Training dataset: 12776 tweets<br/> 
Validation dataset: 3194 tweets<br/> 
Test dataset: 3993 tweets<br/>
Tweets are labeled (by human) as:
* 1 (Cyber-Aggressive)
* 0 (Non Cyber-Aggressive)

In [2]:
import pandas as pd
import numpy as np

import pickle
import os
from keras.models import load_model
from keras.utils import print_summary

from mytextpreprocessing import TextPreprocessor
from mytextpreprocessing import FrequencyExtractor
from mytextpreprocessing import WordToIndexTransformer

In [3]:
import warnings
warnings.filterwarnings(action='ignore', category=DeprecationWarning)

## Data

In [4]:
data_path = './Data'
data_train = pd.read_json(os.path.join(data_path, 'train.json'))
data_valid = pd.read_json(os.path.join(data_path, 'valid.json'))
data_test = pd.read_json(os.path.join(data_path, 'test.json'))

In [5]:
X_train, y_train = data_train.content, data_train.label
X_valid, y_valid = data_valid.content, data_valid.label
X_test, y_test = data_test.content, data_test.label

X_train = np.r_[X_train, X_valid]
y_train = np.r_[y_train, y_valid]

In [6]:
np.unique(y_train, return_counts=True)

(array([0, 1]), array([9681, 6289]))

In [7]:
np.unique(y_test, return_counts=True)

(array([0, 1]), array([2460, 1533]))

## Testing of Models

In [8]:
models_path = 'Models'
file_names = ['logisticregression2.p', 'logisticregression18.p', 
              'rbfsvm2.p', 'rbfsvm18.p',
              'baggingtree2.p', 'baggingtree25.p',
              'xgb2.p', 'xgb15.p', 'xgb31.p']

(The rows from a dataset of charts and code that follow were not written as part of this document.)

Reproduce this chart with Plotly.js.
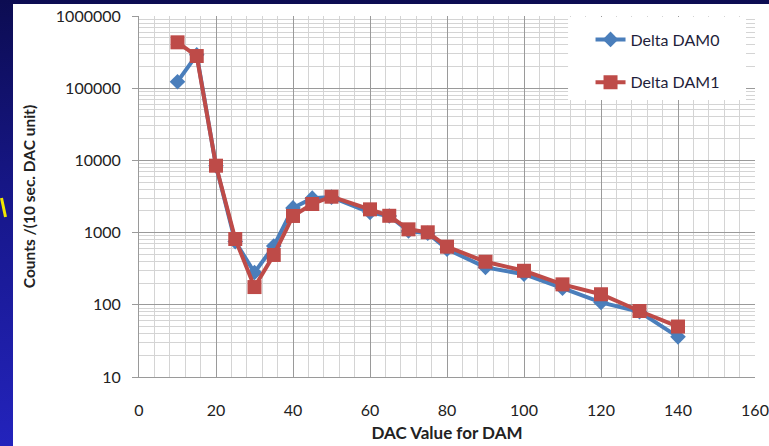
<!DOCTYPE html>
<html>
<head>
<meta charset="utf-8">
<script src="https://cdn.plot.ly/plotly-3.0.1.min.js"></script>
<style>
  html, body { margin: 0; padding: 0; }
  body {
    width: 769px; height: 446px; overflow: hidden; position: relative;
    background: linear-gradient(to bottom, #0c0c52 0%, #17178a 45%, #2323bc 100%);
  }
  #panel {
    position: absolute; left: 13px; top: 4px; width: 756px; height: 442px;
    background: #ffffff;
  }
  #mark {
    position: absolute; left: 0px; top: 197px; width: 7px; height: 22px;
  }
  #chart { position: absolute; left: 0; top: 0; width: 769px; height: 446px; }
</style>
</head>
<body>
<div id="panel"></div>
<svg id="mark" viewBox="0 0 7 22"><line x1="1.5" y1="1" x2="5.5" y2="20" stroke="#f2e600" stroke-width="3"/></svg>
<div id="chart"></div>
<script>
// DAC scan values for DAM
const dacValues = [10, 15, 20, 25, 30, 35, 40, 45, 50, 60, 65, 70, 75, 80, 90, 100, 110, 120, 130, 140];
// Counts per 10 s per DAC unit
const deltaDam0 = [123000, 290000, 8400, 750, 280, 650, 2200, 3000, 3100, 1900, 1700, 1050, 980, 590, 330, 265, 170, 108, 80, 36];
const deltaDam1 = [432000, 279000, 8450, 815, 176, 490, 1700, 2490, 3140, 2100, 1710, 1110, 1010, 638, 395, 296, 192, 140, 82, 50];

const seriesNames = ['Delta DAM0', 'Delta DAM1'];
const xTicks = [0, 20, 40, 60, 80, 100, 120, 140, 160];
const yTicks = [10, 100, 1000, 10000, 100000, 1000000];
const yTickText = ['10', '100', '1000', '10000', '100000', '1000000'];

const FONT = 'Lato, "Open Sans", sans-serif';

const traces = [
  {
    x: dacValues, y: deltaDam0, name: seriesNames[0], type: 'scatter', mode: 'lines+markers',
    legendgroup: 'a',
    line: { color: '#4a7ebb', width: 4 },
    marker: { symbol: 'diamond', size: 12, color: '#4a7ebb' }
  },
  {
    x: dacValues, y: deltaDam1, name: seriesNames[1], type: 'scatter', mode: 'lines+markers',
    legendgroup: 'b',
    line: { color: '#be4b48', width: 4 },
    marker: { symbol: 'square', size: 14, color: '#be4b48' }
  }
];

const layout = {
  width: 769, height: 446,
  margin: { l: 139, r: 14, t: 16, b: 69 },
  paper_bgcolor: 'rgba(0,0,0,0)',
  plot_bgcolor: '#ffffff',
  font: { family: FONT, size: 16, color: '#222222' },
  showlegend: true,
  legend: {
    x: 0.733, y: 0.982, xanchor: 'left', yanchor: 'top',
    bgcolor: 'rgba(255,255,255,0)', borderwidth: 0,
    font: { family: FONT, size: 16, color: '#1e1e3a' },
    tracegroupgap: 19,
    traceorder: 'grouped'
  },
  // white legend panel covering the grid
  shapes: [{
    type: 'rect', xref: 'paper', yref: 'paper', layer: 'above',
    x0: 0.6965, x1: 0.9854, y0: 0.767, y1: 0.9972,
    fillcolor: '#ffffff', line: { width: 0 }
  }],
  xaxis: {
    range: [0, 160],
    tickvals: xTicks,
    showgrid: true, gridcolor: '#9a9a9a', gridwidth: 1,
    minor: { dtick: 4, showgrid: true, gridcolor: '#d4d4d4', gridwidth: 1 },
    zeroline: false,
    showline: true, linecolor: '#9a9a9a', linewidth: 1,
    ticks: '', ticklabelstandoff: 19,
    tickfont: { family: FONT, size: 16, color: '#222' },
    title: { text: '<b>DAC Value for DAM</b>', font: { family: FONT, size: 17, color: '#222' }, standoff: 8 }
  },
  yaxis: {
    type: 'log',
    range: [1, 6],
    tickvals: yTicks, ticktext: yTickText,
    showgrid: true, gridcolor: '#9a9a9a', gridwidth: 1,
    minor: { dtick: 'D1', showgrid: true, gridcolor: '#d4d4d4', gridwidth: 1 },
    zeroline: false,
    showline: true, linecolor: '#9a9a9a', linewidth: 1,
    ticks: 'outside', ticklen: 6, tickcolor: '#9a9a9a',
    ticklabelstandoff: 8,
    tickfont: { family: FONT, size: 16, color: '#222' },
    title: { text: '<b>Counts /(10 sec. DAC unit)</b>', font: { family: FONT, size: 15.5, color: '#222' }, standoff: 16 }
  }
};

Plotly.newPlot('chart', traces, layout, { displayModeBar: false, staticPlot: true });
</script>
</body>
</html>
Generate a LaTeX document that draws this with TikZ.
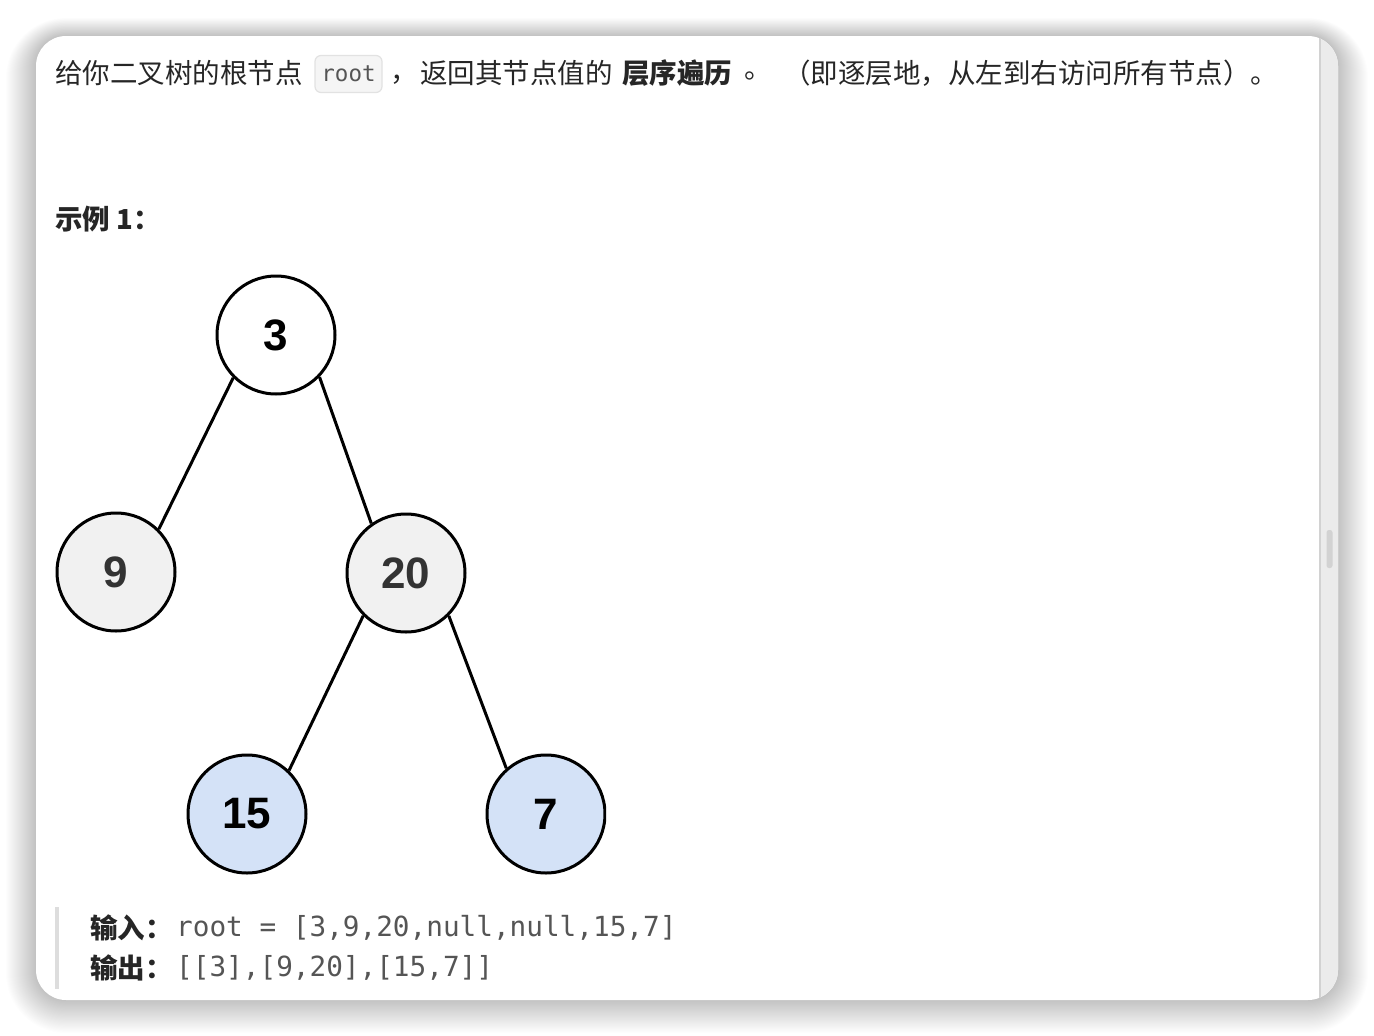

results = pd.DataFrame(columns=['train_accuracy', 'test_accuracy'])
for file_name in file_names:
    with open(os.path.join(models_path, file_name), 'rb') as file:
        print(file_name)
        loaded_model = pickle.load(file)
        train_score = loaded_model.score(X_train, y_train)
        test_score = loaded_model.score(X_test, y_test)
        results.loc[file_name] = [train_score, test_score]

logisticregression2.p
logisticregression18.p
rbfsvm2.p
rbfsvm18.p
baggingtree2.p
baggingtree25.p
xgb2.p
xgb15.p
xgb31.p


In [10]:
with open(os.path.join(models_path, 'wordToIndex.p'), 'rb') as file:
    wordToIndex = pickle.load(file)

X_rnn_train = wordToIndex.transform(X_train)
X_rnn_test = wordToIndex.transform(X_test)

In [11]:
file_names = ['bi30rnn.h5', 'lstm30rnn.h5']
for file_name in file_names:
    print(file_name)
    loaded_model = load_model(os.path.join(models_path, file_name))
    train_score = loaded_model.evaluate(X_rnn_train, y_train)[1]
    test_score = loaded_model.evaluate(X_rnn_test, y_test)[1]
    results.loc[file_name] = [train_score, test_score]

bi30rnn.h5
lstm30rnn.h5


In [13]:
np.round(results, 3)

Unnamed: 0,train_accuracy,test_accuracy
logisticregression2.p,0.976,0.89
logisticregression18.p,0.798,0.744
rbfsvm2.p,0.997,0.965
rbfsvm18.p,0.997,0.962
baggingtree2.p,0.742,0.701
baggingtree25.p,0.751,0.716
xgb2.p,0.988,0.916
xgb15.p,0.983,0.914
xgb31.p,0.99,0.916
bi30rnn.h5,0.993,0.906